Your goal:
Pull out every line in the data that has the string "this" in it.

Data rows:
· · · · ·

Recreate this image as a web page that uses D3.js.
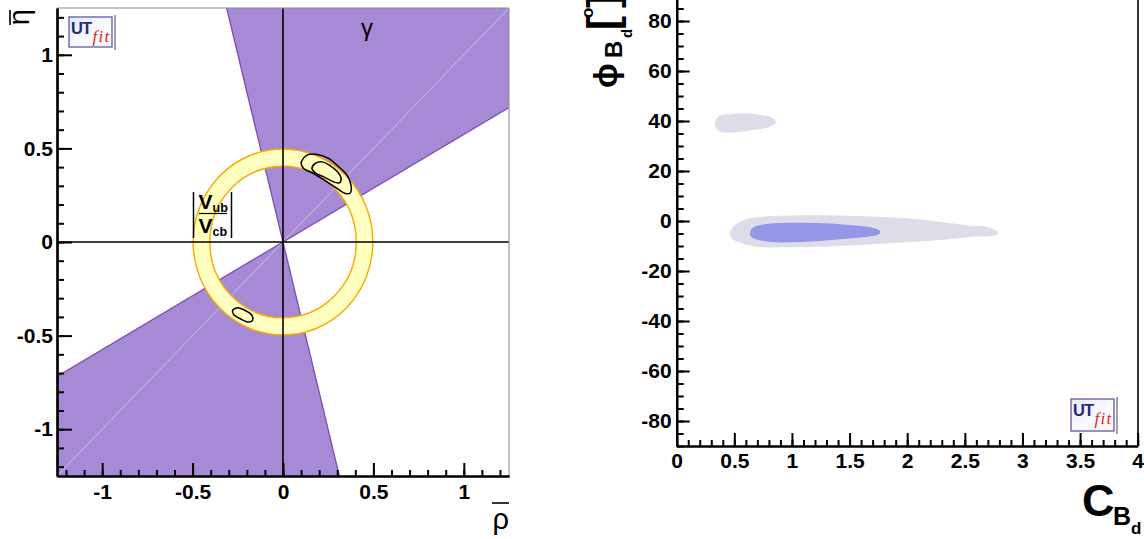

· · · · ·

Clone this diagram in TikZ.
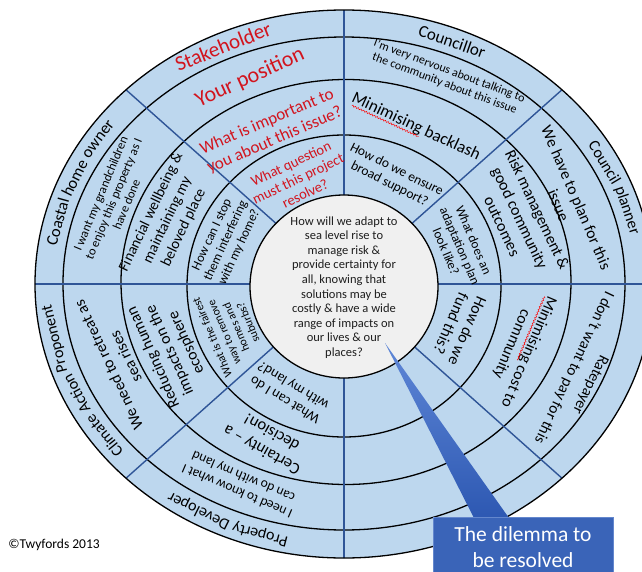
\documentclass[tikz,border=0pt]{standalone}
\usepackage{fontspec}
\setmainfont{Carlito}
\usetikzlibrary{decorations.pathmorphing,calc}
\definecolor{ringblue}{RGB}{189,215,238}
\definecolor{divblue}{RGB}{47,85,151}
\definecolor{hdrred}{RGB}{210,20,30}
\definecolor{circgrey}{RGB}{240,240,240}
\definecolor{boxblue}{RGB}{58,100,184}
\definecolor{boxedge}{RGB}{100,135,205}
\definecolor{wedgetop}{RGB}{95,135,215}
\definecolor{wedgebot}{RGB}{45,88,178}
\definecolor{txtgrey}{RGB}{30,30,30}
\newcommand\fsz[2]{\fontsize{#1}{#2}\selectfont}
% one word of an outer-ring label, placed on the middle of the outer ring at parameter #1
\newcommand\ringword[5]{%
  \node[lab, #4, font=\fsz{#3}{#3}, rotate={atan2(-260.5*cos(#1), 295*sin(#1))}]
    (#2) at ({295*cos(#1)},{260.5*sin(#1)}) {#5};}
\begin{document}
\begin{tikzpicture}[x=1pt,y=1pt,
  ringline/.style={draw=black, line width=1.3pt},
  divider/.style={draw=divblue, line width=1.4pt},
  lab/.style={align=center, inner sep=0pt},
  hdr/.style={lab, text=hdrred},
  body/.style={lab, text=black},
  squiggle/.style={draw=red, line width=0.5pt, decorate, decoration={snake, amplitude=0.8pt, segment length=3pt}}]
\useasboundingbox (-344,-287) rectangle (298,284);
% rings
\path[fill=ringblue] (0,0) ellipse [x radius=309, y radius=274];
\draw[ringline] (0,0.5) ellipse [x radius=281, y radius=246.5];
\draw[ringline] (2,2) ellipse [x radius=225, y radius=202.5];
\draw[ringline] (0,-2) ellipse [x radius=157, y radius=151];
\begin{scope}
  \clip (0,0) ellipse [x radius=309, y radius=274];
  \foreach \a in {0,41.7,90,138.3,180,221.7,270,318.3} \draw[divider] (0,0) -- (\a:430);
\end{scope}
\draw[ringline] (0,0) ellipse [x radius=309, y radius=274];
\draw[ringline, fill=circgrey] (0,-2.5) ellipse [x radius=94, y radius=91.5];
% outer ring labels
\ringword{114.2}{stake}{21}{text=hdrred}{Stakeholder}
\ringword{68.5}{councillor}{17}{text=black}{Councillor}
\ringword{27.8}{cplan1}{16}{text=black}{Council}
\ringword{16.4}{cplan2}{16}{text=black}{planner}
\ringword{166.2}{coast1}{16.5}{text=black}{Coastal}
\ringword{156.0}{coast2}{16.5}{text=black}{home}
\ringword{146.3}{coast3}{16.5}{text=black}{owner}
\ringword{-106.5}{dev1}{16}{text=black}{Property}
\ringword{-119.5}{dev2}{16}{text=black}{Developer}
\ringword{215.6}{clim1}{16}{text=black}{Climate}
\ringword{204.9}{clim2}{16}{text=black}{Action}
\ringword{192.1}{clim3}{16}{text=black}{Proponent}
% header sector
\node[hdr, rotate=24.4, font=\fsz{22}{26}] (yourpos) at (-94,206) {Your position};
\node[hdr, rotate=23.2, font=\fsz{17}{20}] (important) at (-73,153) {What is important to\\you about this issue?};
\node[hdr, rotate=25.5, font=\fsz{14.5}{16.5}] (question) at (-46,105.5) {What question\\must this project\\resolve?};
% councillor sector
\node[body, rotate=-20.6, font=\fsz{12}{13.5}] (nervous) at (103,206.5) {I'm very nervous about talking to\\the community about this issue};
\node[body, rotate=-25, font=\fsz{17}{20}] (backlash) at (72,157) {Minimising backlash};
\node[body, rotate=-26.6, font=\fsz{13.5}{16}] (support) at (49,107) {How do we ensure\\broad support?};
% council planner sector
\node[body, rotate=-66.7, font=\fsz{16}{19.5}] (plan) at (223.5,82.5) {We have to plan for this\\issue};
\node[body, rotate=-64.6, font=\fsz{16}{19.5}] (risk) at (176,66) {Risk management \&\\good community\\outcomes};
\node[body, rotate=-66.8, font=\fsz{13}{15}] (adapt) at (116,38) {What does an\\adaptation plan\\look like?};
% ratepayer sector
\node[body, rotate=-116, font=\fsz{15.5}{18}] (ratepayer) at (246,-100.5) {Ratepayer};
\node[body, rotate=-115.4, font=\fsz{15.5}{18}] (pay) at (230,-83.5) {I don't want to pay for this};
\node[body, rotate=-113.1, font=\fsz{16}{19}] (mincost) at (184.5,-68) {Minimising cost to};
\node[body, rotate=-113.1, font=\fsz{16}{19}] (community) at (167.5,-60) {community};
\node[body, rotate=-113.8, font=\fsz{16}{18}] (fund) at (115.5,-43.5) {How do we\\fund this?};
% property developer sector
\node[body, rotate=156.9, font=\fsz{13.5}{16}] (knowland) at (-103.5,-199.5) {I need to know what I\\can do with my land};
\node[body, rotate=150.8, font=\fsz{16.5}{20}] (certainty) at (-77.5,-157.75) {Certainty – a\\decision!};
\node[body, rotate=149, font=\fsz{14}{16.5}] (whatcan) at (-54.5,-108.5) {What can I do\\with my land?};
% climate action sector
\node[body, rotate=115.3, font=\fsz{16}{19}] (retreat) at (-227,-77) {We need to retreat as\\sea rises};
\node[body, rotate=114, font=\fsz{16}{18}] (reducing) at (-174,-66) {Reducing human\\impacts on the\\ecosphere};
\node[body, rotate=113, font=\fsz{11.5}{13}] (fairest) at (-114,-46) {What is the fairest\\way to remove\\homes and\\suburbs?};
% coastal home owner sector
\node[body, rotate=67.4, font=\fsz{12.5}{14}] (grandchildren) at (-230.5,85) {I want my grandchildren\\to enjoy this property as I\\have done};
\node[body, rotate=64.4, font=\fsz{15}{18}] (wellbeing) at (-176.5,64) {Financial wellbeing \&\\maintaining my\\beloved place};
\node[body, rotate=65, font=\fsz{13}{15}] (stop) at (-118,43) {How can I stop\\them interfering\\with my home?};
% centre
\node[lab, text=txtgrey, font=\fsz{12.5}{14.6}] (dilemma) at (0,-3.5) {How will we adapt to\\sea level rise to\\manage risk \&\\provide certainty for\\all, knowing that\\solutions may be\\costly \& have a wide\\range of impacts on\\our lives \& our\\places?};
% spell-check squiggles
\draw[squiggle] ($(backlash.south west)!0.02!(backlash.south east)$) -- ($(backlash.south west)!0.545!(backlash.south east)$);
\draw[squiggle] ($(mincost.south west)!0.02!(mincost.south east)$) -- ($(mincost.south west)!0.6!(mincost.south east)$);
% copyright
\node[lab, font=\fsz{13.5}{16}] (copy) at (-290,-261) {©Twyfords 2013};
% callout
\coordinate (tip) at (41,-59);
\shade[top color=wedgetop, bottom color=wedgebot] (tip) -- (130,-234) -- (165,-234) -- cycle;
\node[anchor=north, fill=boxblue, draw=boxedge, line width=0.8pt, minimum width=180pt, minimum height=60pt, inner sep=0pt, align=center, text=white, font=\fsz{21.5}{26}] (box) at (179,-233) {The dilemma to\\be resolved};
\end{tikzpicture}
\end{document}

· · · · ·

Finished exercise:
Recreate this image as a web page that uses D3.js.
Clone this diagram in TikZ.
\node[hdr, rotate=23.2, font=\fsz{17}{20}] (important) at (-73,153) {What is important to\\you about this issue?};
\node[hdr, rotate=25.5, font=\fsz{14.5}{16.5}] (question) at (-46,105.5) {What question\\must this project\\resolve?};
\node[body, rotate=-20.6, font=\fsz{12}{13.5}] (nervous) at (103,206.5) {I'm very nervous about talking to\\the community about this issue};
\node[body, rotate=-66.7, font=\fsz{16}{19.5}] (plan) at (223.5,82.5) {We have to plan for this\\issue};
\node[body, rotate=-115.4, font=\fsz{15.5}{18}] (pay) at (230,-83.5) {I don't want to pay for this};
\node[body, rotate=-113.8, font=\fsz{16}{18}] (fund) at (115.5,-43.5) {How do we\\fund this?};
\node[body, rotate=67.4, font=\fsz{12.5}{14}] (grandchildren) at (-230.5,85) {I want my grandchildren\\to enjoy this property as I\\have done};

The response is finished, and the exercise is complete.